Поэт смутился и заерзал на стуле.
-- Да вы не стесняйтесь, все мы тут глупостями занимаемся, -- подбодрил его Мостовой. Ландышев откашлялся:
-- О, воробей, на службу став народу,
Ты гордым соколом вознесся в высоту...
-- Ну, вот, вы уже смеетесь!..
-- Я плачу, -- ответил сквозь смех Мостовой, и Ландышев увидел, как две крупные слезы выкатились из глаз Мостового и упали на грязный, залитый чернилами, письменный стол.
-------
ГЛАВА XIII. ТАИНСТВЕННЫЙ БЛЕДНОЛИЦЫЙ
Вся эта печальная история с таинственным бледнолицым началась с того, что Раиса влюбилась в заграничный костюм Гоги Дельцова. Как истинная представительница слабого на разные штучки пола, Раиса мысленно поклялась быть верной Дельцову до гроба (его гроба, разумеется) и, оставаясь ему сердцем верна, страсть свою отдала лейтенанту Взятникову. Почему именно Раиса сделала своим избранником Взятникова, догадаться не трудно, если вспомнить, что для женщин любая форма, даже самая малопочетная, как, скажем, пожарного, является большой притягательной силой; и если вспомнить, что совершенно никудышний петух, но с яркими перьями, всегда пользуется большим успехом у кур, чем голосистый и сильный петух, но с одноцветной окраской.

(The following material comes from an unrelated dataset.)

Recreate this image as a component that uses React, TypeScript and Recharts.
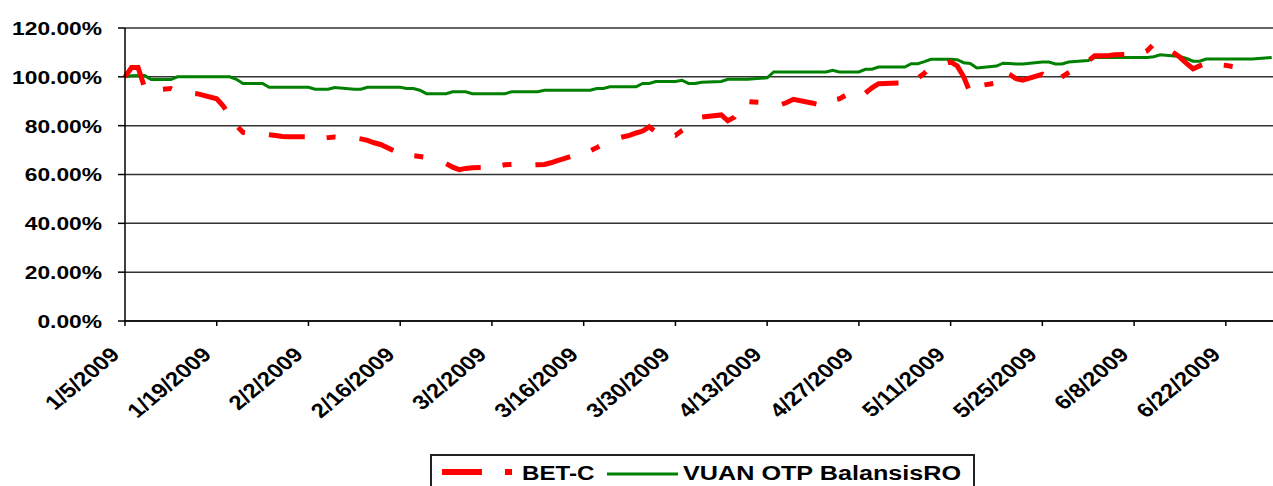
import { LineChart, Line, XAxis, YAxis, CartesianGrid, Legend } from 'recharts'

// days counted from the first trading day shown
const START = Date.UTC(2009, 0, 5)
const dayOf = (s: string) => {
  const [m, d, y] = s.split('/').map(Number)
  return Math.round((Date.UTC(y, m - 1, d) - START) / 86400000)
}

const xTickLabels = [
  '1/5/2009', '1/19/2009', '2/2/2009', '2/16/2009', '3/2/2009', '3/16/2009', '3/30/2009',
  '4/13/2009', '4/27/2009', '5/11/2009', '5/25/2009', '6/8/2009', '6/22/2009',
]
const yTicks = [0, 20, 40, 60, 80, 100, 120]

const betDates = [
  '1/5/2009', '1/6/2009', '1/7/2009', '1/8/2009', '1/9/2009', '1/12/2009', '1/13/2009', '1/14/2009',
  '1/15/2009', '1/16/2009', '1/19/2009', '1/20/2009', '1/21/2009', '1/22/2009', '1/23/2009', '1/26/2009',
  '1/27/2009', '1/28/2009', '1/29/2009', '1/30/2009', '2/2/2009', '2/3/2009', '2/4/2009', '2/5/2009',
  '2/6/2009', '2/9/2009', '2/10/2009', '2/11/2009', '2/12/2009', '2/13/2009', '2/16/2009', '2/17/2009',
  '2/18/2009', '2/19/2009', '2/20/2009', '2/23/2009', '2/24/2009', '2/25/2009', '2/26/2009', '2/27/2009',
  '3/2/2009', '3/3/2009', '3/4/2009', '3/5/2009', '3/6/2009', '3/9/2009', '3/10/2009', '3/11/2009',
  '3/12/2009', '3/13/2009', '3/16/2009', '3/17/2009', '3/18/2009', '3/19/2009', '3/20/2009', '3/23/2009',
  '3/24/2009', '3/25/2009', '3/26/2009', '3/27/2009', '3/30/2009', '3/31/2009', '4/1/2009', '4/2/2009',
  '4/3/2009', '4/6/2009', '4/7/2009', '4/8/2009', '4/9/2009', '4/10/2009', '4/13/2009', '4/14/2009',
  '4/15/2009', '4/16/2009', '4/17/2009', '4/20/2009', '4/21/2009', '4/22/2009', '4/23/2009', '4/24/2009',
  '4/27/2009', '4/28/2009', '4/29/2009', '4/30/2009', '5/4/2009', '5/5/2009', '5/6/2009', '5/7/2009',
  '5/8/2009', '5/11/2009', '5/12/2009', '5/13/2009', '5/14/2009', '5/15/2009', '5/18/2009', '5/19/2009',
  '5/20/2009', '5/21/2009', '5/22/2009', '5/25/2009', '5/26/2009', '5/27/2009', '5/28/2009', '5/29/2009',
  '6/1/2009', '6/2/2009', '6/3/2009', '6/4/2009', '6/5/2009', '6/8/2009', '6/9/2009', '6/10/2009',
  '6/11/2009', '6/12/2009', '6/15/2009', '6/16/2009', '6/17/2009', '6/18/2009', '6/19/2009', '6/22/2009',
  '6/23/2009', '6/24/2009', '6/25/2009', '6/26/2009',
]
const betValues = [
  100, 103.8, 103.8, 95.5, 94.5, 95.2, 94, 93.5,
  93.1, 93.1, 91, 88, 84, 80, 77.3, 76.6,
  76.3, 76, 75.6, 75.5, 75.4, 75.4, 74.8, 75.1,
  75.4, 75, 74.6, 74, 73, 72.3, 68.5, 67.8,
  67.7, 67.4, 67, 64.5, 63, 62, 62.5, 62.8,
  62.9, 63.5, 64, 64.1, 63.8, 64, 64.1, 64.8,
  65.7, 66.5, 69.2, 69.7, 71, 72.5, 74.2, 76,
  77, 77.8, 79.5, 77.5, 76, 78, 79.5, 82,
  83.5, 84.4, 82, 83.5, 87.5, 89.9, 89.3, 88.5,
  88.5, 89.5, 90.8, 89.2, 88.5, 89, 90.5, 91,
  95.5, 93.4, 95.5, 97.2, 97.5, 97.8, 99.5, 101.5,
  104, 106.1, 104.5, 100, 93.4, 96.2, 97.5, 102.4,
  101, 99.2, 98.6, 101, 98.8, 98.2, 100, 101.7,
  106.5, 108.6, 108.6, 108.6, 109, 109.3, 109.5, 110.7,
  113.4, 113.8, 108, 105.5, 103.3, 104.5, 105.5, 104.7,
  104.2, 103.8, 103.3, 103.1,
]

const vuanDates = [
  '1/5/2009', '1/6/2009', '1/8/2009', '1/9/2009', '1/12/2009', '1/13/2009', '1/21/2009', '1/22/2009',
  '1/23/2009', '1/26/2009', '1/27/2009', '2/2/2009', '2/3/2009', '2/5/2009', '2/6/2009', '2/9/2009',
  '2/10/2009', '2/11/2009', '2/16/2009', '2/17/2009', '2/18/2009', '2/19/2009', '2/20/2009', '2/23/2009',
  '2/24/2009', '2/26/2009', '2/27/2009', '3/4/2009', '3/5/2009', '3/9/2009', '3/10/2009', '3/17/2009',
  '3/18/2009', '3/19/2009', '3/20/2009', '3/24/2009', '3/25/2009', '3/26/2009', '3/27/2009', '3/30/2009',
  '3/31/2009', '4/1/2009', '4/2/2009', '4/3/2009', '4/6/2009', '4/7/2009', '4/10/2009', '4/13/2009',
  '4/14/2009', '4/22/2009', '4/23/2009', '4/24/2009', '4/27/2009', '4/28/2009', '4/29/2009', '4/30/2009',
  '5/4/2009', '5/5/2009', '5/6/2009', '5/7/2009', '5/8/2009', '5/11/2009', '5/12/2009', '5/13/2009',
  '5/14/2009', '5/15/2009', '5/18/2009', '5/19/2009', '5/20/2009', '5/21/2009', '5/22/2009', '5/25/2009',
  '5/26/2009', '5/27/2009', '5/28/2009', '5/29/2009', '6/1/2009', '6/2/2009', '6/10/2009', '6/11/2009',
  '6/12/2009', '6/15/2009', '6/16/2009', '6/17/2009', '6/18/2009', '6/19/2009', '6/26/2009', '6/29/2009',
]
const vuanValues = [
  100, 100.4, 100.5, 98.9, 98.9, 100, 100, 99,
  97.3, 97.3, 95.7, 95.7, 94.9, 94.9, 95.6, 94.9,
  94.9, 95.7, 95.7, 95.2, 95.2, 94.5, 93.1, 93.1,
  93.9, 93.9, 93.1, 93.1, 93.9, 93.9, 94.5, 94.5,
  95.2, 95.2, 95.9, 95.9, 97.3, 97.3, 98.1, 98.1,
  98.6, 97.3, 97.3, 97.8, 98.1, 99, 99, 99.6,
  102, 102, 102.7, 102, 102, 103.1, 103.1, 104,
  104, 105.4, 105.4, 106.2, 107.2, 107.2, 107, 105.8,
  105.5, 103.6, 104.4, 105.6, 105.5, 105.3, 105.3, 106.1,
  106.1, 105.3, 105.3, 106.1, 106.7, 107.9, 107.9, 108.2,
  109, 108.3, 107.5, 106.4, 106.4, 107.3, 107.3, 107.9,
]

const betData = betDates.map((d, i) => ({ day: dayOf(d), value: betValues[i] }))
const vuanData = vuanDates.map((d, i) => ({ day: dayOf(d), value: vuanValues[i] }))
const xTicks = xTickLabels.map(dayOf)

const FONT = '"Liberation Sans", Arial, sans-serif'
const STRETCH = 1.2

function XTick({ x, y, payload }: any) {
  const label = xTickLabels[xTicks.indexOf(payload.value)]
  return (
    <text
      x={0}
      y={0}
      transform={`translate(${x - 4},${y + 30}) scale(${STRETCH},1) rotate(-45)`}
      textAnchor="end"
      fontSize={20}
      fontWeight="bold"
      fontFamily={FONT}
      fill="#000"
    >
      {label}
    </text>
  )
}

function YTick({ x, y, payload }: any) {
  return (
    <text
      x={0}
      y={0}
      dy="0.36em"
      transform={`translate(${x},${y}) scale(${STRETCH},1)`}
      textAnchor="end"
      fontSize={19}
      fontWeight="bold"
      fontFamily={FONT}
      fill="#000"
    >
      {payload.value.toFixed(2)}%
    </text>
  )
}

function LegendBox() {
  return (
    <svg width={545} height={32} style={{ display: 'block' }}>
      <path d="M1,32 V1 H544 V32" fill="none" stroke="#222" strokeWidth={2} />
      <line x1={12} x2={52} y1={18} y2={18} stroke="#FF0000" strokeWidth={6} />
      <line x1={75} x2={82} y1={18} y2={18} stroke="#FF0000" strokeWidth={6} />
      <text x={0} y={0} transform={`translate(92,26) scale(1.15,1)`} fontSize={21} fontWeight="bold" fontFamily={FONT} fill="#000">
        BET-C
      </text>
      <line x1={177} x2={248} y1={20} y2={20} stroke="#008000" strokeWidth={3} />
      <text x={0} y={0} transform={`translate(253,26) scale(1.2,1)`} fontSize={21} fontWeight="bold" fontFamily={FONT} fill="#000">
        VUAN OTP BalansisRO
      </text>
    </svg>
  )
}

export default function App() {
  return (
    <div style={{ position: 'absolute', left: 0, top: 0, width: 1273, height: 486, overflow: 'hidden', background: '#fff' }}>
      <LineChart width={1273} height={486} margin={{ top: 28, right: 0, left: 0, bottom: 0 }}>
        <CartesianGrid vertical={false} stroke="#333" strokeWidth={1.5} />
        <XAxis
          type="number"
          dataKey="day"
          domain={[0, 175.2]}
          ticks={xTicks}
          tick={<XTick />}
          tickSize={5}
          tickMargin={0}
          height={165}
          interval={0}
          axisLine={{ stroke: '#000', strokeWidth: 1.5 }}
          tickLine={{ stroke: '#000', strokeWidth: 1.5 }}
        />
        <YAxis
          type="number"
          domain={[0, 120]}
          ticks={yTicks}
          tick={<YTick />}
          tickSize={7}
          tickMargin={16}
          width={125}
          interval={0}
          axisLine={{ stroke: '#000', strokeWidth: 1.5 }}
          tickLine={{ stroke: '#000', strokeWidth: 1.5 }}
        />
        <Legend
          layout="horizontal"
          verticalAlign="middle"
          align="center"
          content={<LegendBox />}
          wrapperStyle={{ top: 454, left: 430, width: 545, height: 32 }}
        />
        <Line
          data={vuanData}
          dataKey="value"
          name="VUAN OTP BalansisRO"
          type="linear"
          stroke="#008000"
          strokeWidth={3}
          dot={false}
          isAnimationActive={false}
        />
        <Line
          data={betData}
          dataKey="value"
          name="BET-C"
          type="linear"
          stroke="#FF0000"
          strokeWidth={5}
          strokeDasharray="36 22 9 24"
          dot={false}
          isAnimationActive={false}
        />
      </LineChart>
    </div>
  )
}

Столбышев, как каждый мужчина, был доверчив и, как каждый коммунистический руководитель, замечал только дальние измены, а не те, которые совершаются перед самым его носом. Поэтому, когда Раиса по вечерам подходила к нему и со стоном жаловалась на головные боли, он, повздыхав с ней дуэтом, предлагал ей:
-- Иди, того этого, домой, а я позаседаю.
И заседал он до утра.
Взятников же для маскировки своих вечерних отсутствии придумал таинственного бледнолицего человека, который неизвестно откуда появился в районе и занимался подсчетом поголовья воробья, то-есть -- вел шпионаж. Взятников, якобы, ловил его каждую ночь, но опытный и матерой шпион ускользал из его рук.
-- А что, если он, того этого, стукнет меня по голове? -- тревожно спрашивал Столбышев. -- Пропадет район без руководства!
-- А ты оружие носи! -- на свою беду советовал Взятников перепутанному секретарю райкома.
Однажды Столбышев, прозаседав подряд четыре ночи, на пятую закрыл заседание в два часа утра, разбудил членов бюро райкома и предложил идти спать по домам.
Ночь была тихая. Луна то выплывала из-за облаков, освещая спящие Орешники фосфорическим голубоватым светом, то опять закутывалась облаками и наступала темнота, хоть глаз выколи.